== RECORD SET ==

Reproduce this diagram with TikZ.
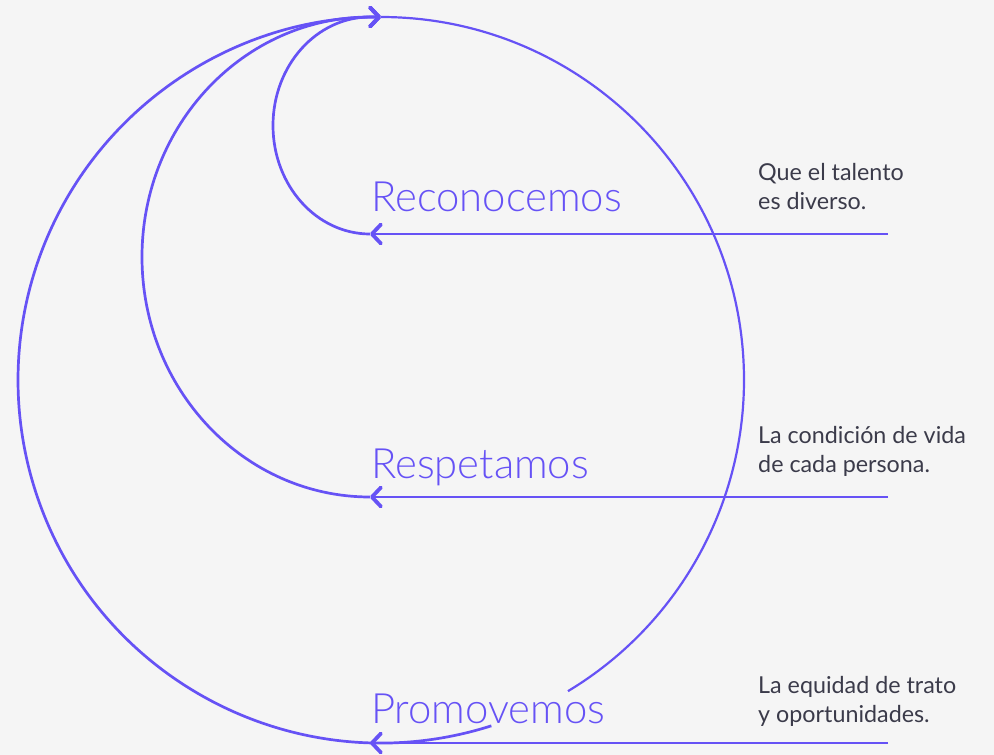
\documentclass[tikz,border=0pt]{standalone}
\usepackage{fontspec}
\setmainfont{Lato}
\newfontfamily\wordfont{Lato Light}
\usetikzlibrary{arrows.meta,positioning,calc}
\definecolor{lila}{HTML}{6652F5}
\definecolor{ink}{HTML}{3B3B4A}
\definecolor{fondo}{HTML}{F5F5F5}

\begin{document}
\begin{tikzpicture}[x=1pt,y=1pt,
		flow/.style={lila, line width=2.7pt, -{Straight Barb[round, length=9pt, width=19pt, line width=3.8pt]}},
		loop/.style={lila, line width=2.2pt},
		word/.style={lila, anchor=base west, inner sep=0pt, font=\wordfont\fontsize{41.8}{46}\selectfont},
		note/.style={ink, anchor=base west, inner sep=0pt, align=left, font=\fontsize{23.3}{29}\selectfont}]
	% background
	\fill[fondo] (0,0) rectangle (994,-755);
	\useasboundingbox (0,0) rectangle (994,-755);

	% start and tip points
	\coordinate (top) at (381,-17);
	\coordinate (mid) at (381,-380);
	\coordinate (low) at ($(mid)+(-72.3:363)$);
	\foreach \n/\y in {a/234, b/497, c/743} {
		\coordinate (e\n) at (888,-\y);
		\coordinate (t\n) at (370,-\y);
	}

	% words
	\node[word] (rec) at (371,-211) {Reconocemos};
	\node[word] (res) at (371,-478) {Respetamos};
	\node[word] (pro) at (371,-723) {Promovemos};

	% notes (base = last line)
	\node[note] (na) at (758,-209) {Que el talento\\es diverso.};
	\node[note] (nb) at (758,-472) {La condición de vida\\de cada persona.};
	\node[note] (nc) at (758,-722) {La equidad de trato\\y oportunidades.};

	% incoming lines
	\draw[flow] (ea) -- (ta);
	\draw[flow] (eb) -- (tb);
	\draw[flow] (ec) -- (tc);

	% loops back to the top
	\draw[flow] (ta) arc[start angle=-90, end angle=-270, x radius=97, y radius=108.5] -- (top);
	\draw[flow] (tb) arc[start angle=-90, end angle=-270, x radius=228, y radius=240] -- (top);
	\draw[flow] (low) arc[start angle=-72.3, end angle=-270, radius=363];
	\draw[loop] (top) arc[start angle=90, end angle=-59, radius=363];
\end{tikzpicture}
\end{document}
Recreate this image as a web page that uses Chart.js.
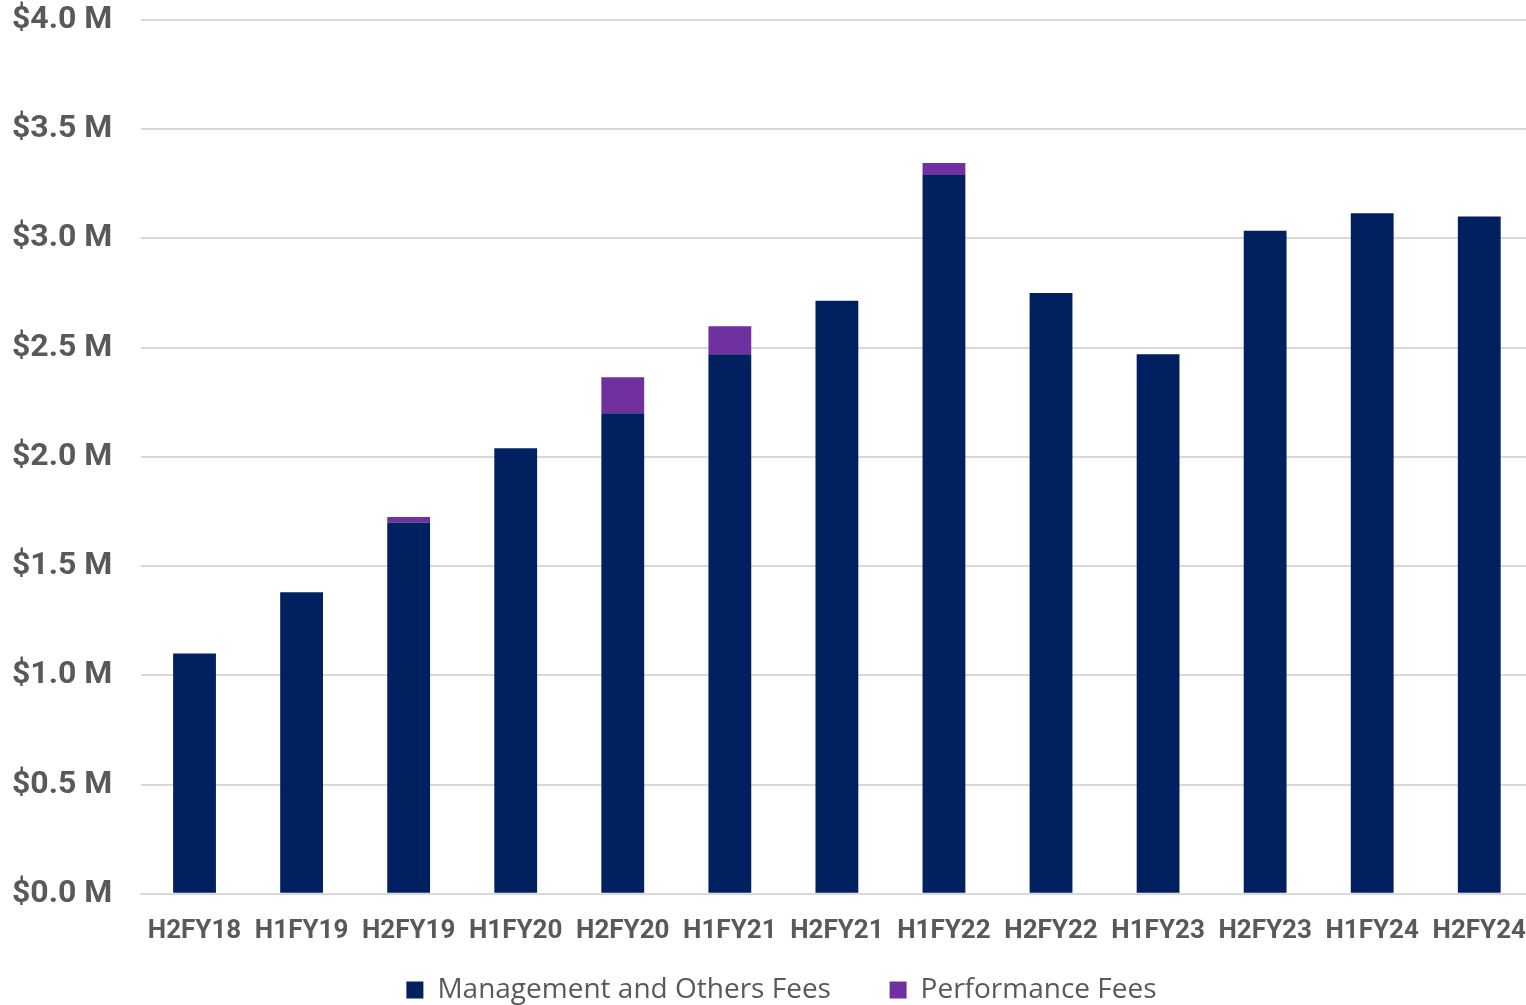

===

Restate the lines of the records exactly, starting at the first and stopping after the line with "(pro) at (371,-723)". Leave out any picture.

Reproduce this diagram with TikZ.
\documentclass[tikz,border=0pt]{standalone}
\usepackage{fontspec}
\setmainfont{Lato}
\newfontfamily\wordfont{Lato Light}
\usetikzlibrary{arrows.meta,positioning,calc}
\definecolor{lila}{HTML}{6652F5}
\definecolor{ink}{HTML}{3B3B4A}
\definecolor{fondo}{HTML}{F5F5F5}

\begin{document}
\begin{tikzpicture}[x=1pt,y=1pt,
		flow/.style={lila, line width=2.7pt, -{Straight Barb[round, length=9pt, width=19pt, line width=3.8pt]}},
		loop/.style={lila, line width=2.2pt},
		word/.style={lila, anchor=base west, inner sep=0pt, font=\wordfont\fontsize{41.8}{46}\selectfont},
		note/.style={ink, anchor=base west, inner sep=0pt, align=left, font=\fontsize{23.3}{29}\selectfont}]
	% background
	\fill[fondo] (0,0) rectangle (994,-755);
	\useasboundingbox (0,0) rectangle (994,-755);

	% start and tip points
	\coordinate (top) at (381,-17);
	\coordinate (mid) at (381,-380);
	\coordinate (low) at ($(mid)+(-72.3:363)$);
	\foreach \n/\y in {a/234, b/497, c/743} {
		\coordinate (e\n) at (888,-\y);
		\coordinate (t\n) at (370,-\y);
	}

	% words
	\node[word] (rec) at (371,-211) {Reconocemos};
	\node[word] (res) at (371,-478) {Respetamos};
	\node[word] (pro) at (371,-723) {Promovemos};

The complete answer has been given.